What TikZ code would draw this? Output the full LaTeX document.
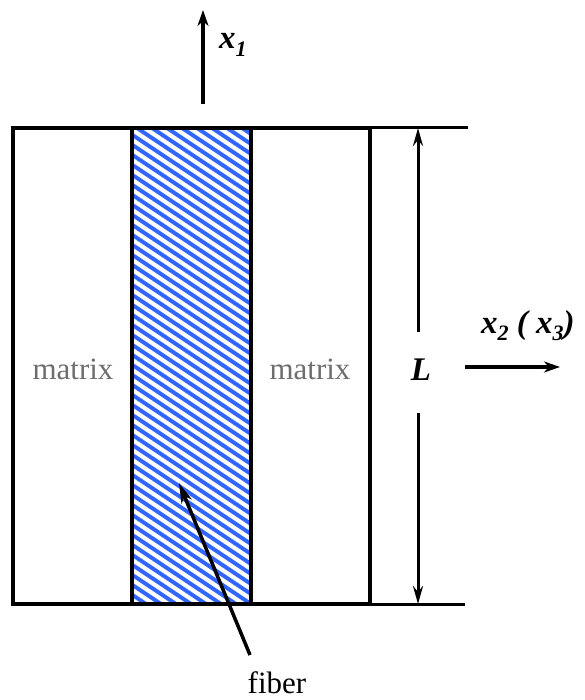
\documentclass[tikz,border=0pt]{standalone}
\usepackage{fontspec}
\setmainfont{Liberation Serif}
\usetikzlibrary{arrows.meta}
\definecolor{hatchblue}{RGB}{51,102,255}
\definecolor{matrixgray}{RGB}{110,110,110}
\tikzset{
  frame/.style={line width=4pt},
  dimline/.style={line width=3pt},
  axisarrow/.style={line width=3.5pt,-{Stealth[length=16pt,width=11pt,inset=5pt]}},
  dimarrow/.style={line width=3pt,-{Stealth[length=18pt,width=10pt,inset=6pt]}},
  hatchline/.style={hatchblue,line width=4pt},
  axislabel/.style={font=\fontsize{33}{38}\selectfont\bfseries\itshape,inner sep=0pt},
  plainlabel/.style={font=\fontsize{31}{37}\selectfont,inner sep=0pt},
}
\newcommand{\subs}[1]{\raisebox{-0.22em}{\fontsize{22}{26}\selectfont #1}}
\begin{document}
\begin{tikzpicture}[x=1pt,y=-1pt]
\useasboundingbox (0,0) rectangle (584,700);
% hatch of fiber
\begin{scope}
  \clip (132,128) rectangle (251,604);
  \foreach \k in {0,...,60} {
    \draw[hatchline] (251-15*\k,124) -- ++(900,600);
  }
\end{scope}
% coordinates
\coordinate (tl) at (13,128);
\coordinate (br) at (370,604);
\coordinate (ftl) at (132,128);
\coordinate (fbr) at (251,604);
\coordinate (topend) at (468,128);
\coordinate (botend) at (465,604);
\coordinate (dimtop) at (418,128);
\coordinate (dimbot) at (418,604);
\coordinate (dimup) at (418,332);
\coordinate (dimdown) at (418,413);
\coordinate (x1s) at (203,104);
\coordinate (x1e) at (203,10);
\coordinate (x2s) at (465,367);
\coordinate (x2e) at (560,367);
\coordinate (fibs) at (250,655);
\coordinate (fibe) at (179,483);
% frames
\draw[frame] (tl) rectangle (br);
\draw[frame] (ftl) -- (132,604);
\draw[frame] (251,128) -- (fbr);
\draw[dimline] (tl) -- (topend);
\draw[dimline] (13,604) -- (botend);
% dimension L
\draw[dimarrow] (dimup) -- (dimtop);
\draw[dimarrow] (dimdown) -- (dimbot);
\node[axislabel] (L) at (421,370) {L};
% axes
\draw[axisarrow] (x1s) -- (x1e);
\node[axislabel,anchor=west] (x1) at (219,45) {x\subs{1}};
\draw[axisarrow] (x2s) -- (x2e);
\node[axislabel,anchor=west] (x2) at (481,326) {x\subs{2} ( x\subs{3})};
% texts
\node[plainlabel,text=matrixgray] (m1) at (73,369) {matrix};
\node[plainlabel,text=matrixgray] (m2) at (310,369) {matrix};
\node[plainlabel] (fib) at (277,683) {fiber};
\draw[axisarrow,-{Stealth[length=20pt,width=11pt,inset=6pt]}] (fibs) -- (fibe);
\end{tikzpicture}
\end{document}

▶ **WHAT TO PRODUCE**: Copy the data word for word. Pictures do not go in the copy.

▶ **SOLUTION TO THIS PROBLEM**:
What TikZ code would draw this? Output the full LaTeX document.
\documentclass[tikz,border=0pt]{standalone}
\usepackage{fontspec}
\setmainfont{Liberation Serif}
\usetikzlibrary{arrows.meta}
\definecolor{hatchblue}{RGB}{51,102,255}
\definecolor{matrixgray}{RGB}{110,110,110}
\tikzset{
  frame/.style={line width=4pt},
  dimline/.style={line width=3pt},
  axisarrow/.style={line width=3.5pt,-{Stealth[length=16pt,width=11pt,inset=5pt]}},
  dimarrow/.style={line width=3pt,-{Stealth[length=18pt,width=10pt,inset=6pt]}},
  hatchline/.style={hatchblue,line width=4pt},
  axislabel/.style={font=\fontsize{33}{38}\selectfont\bfseries\itshape,inner sep=0pt},
  plainlabel/.style={font=\fontsize{31}{37}\selectfont,inner sep=0pt},
}
\newcommand{\subs}[1]{\raisebox{-0.22em}{\fontsize{22}{26}\selectfont #1}}
\begin{document}
\begin{tikzpicture}[x=1pt,y=-1pt]
\useasboundingbox (0,0) rectangle (584,700);
% hatch of fiber
\begin{scope}
  \clip (132,128) rectangle (251,604);
  \foreach \k in {0,...,60} {
    \draw[hatchline] (251-15*\k,124) -- ++(900,600);
  }
\end{scope}
% coordinates
\coordinate (tl) at (13,128);
\coordinate (br) at (370,604);
\coordinate (ftl) at (132,128);
\coordinate (fbr) at (251,604);
\coordinate (topend) at (468,128);
\coordinate (botend) at (465,604);
\coordinate (dimtop) at (418,128);
\coordinate (dimbot) at (418,604);
\coordinate (dimup) at (418,332);
\coordinate (dimdown) at (418,413);
\coordinate (x1s) at (203,104);
\coordinate (x1e) at (203,10);
\coordinate (x2s) at (465,367);
\coordinate (x2e) at (560,367);
\coordinate (fibs) at (250,655);
\coordinate (fibe) at (179,483);
% frames
\draw[frame] (tl) rectangle (br);
\draw[frame] (ftl) -- (132,604);
\draw[frame] (251,128) -- (fbr);
\draw[dimline] (tl) -- (topend);
\draw[dimline] (13,604) -- (botend);
% dimension L
\draw[dimarrow] (dimup) -- (dimtop);
\draw[dimarrow] (dimdown) -- (dimbot);
\node[axislabel] (L) at (421,370) {L};
% axes
\draw[axisarrow] (x1s) -- (x1e);
\node[axislabel,anchor=west] (x1) at (219,45) {x\subs{1}};
\draw[axisarrow] (x2s) -- (x2e);
\node[axislabel,anchor=west] (x2) at (481,326) {x\subs{2} ( x\subs{3})};
% texts
\node[plainlabel,text=matrixgray] (m1) at (73,369) {matrix};
\node[plainlabel,text=matrixgray] (m2) at (310,369) {matrix};
\node[plainlabel] (fib) at (277,683) {fiber};
\draw[axisarrow,-{Stealth[length=20pt,width=11pt,inset=6pt]}] (fibs) -- (fibe);
\end{tikzpicture}
\end{document}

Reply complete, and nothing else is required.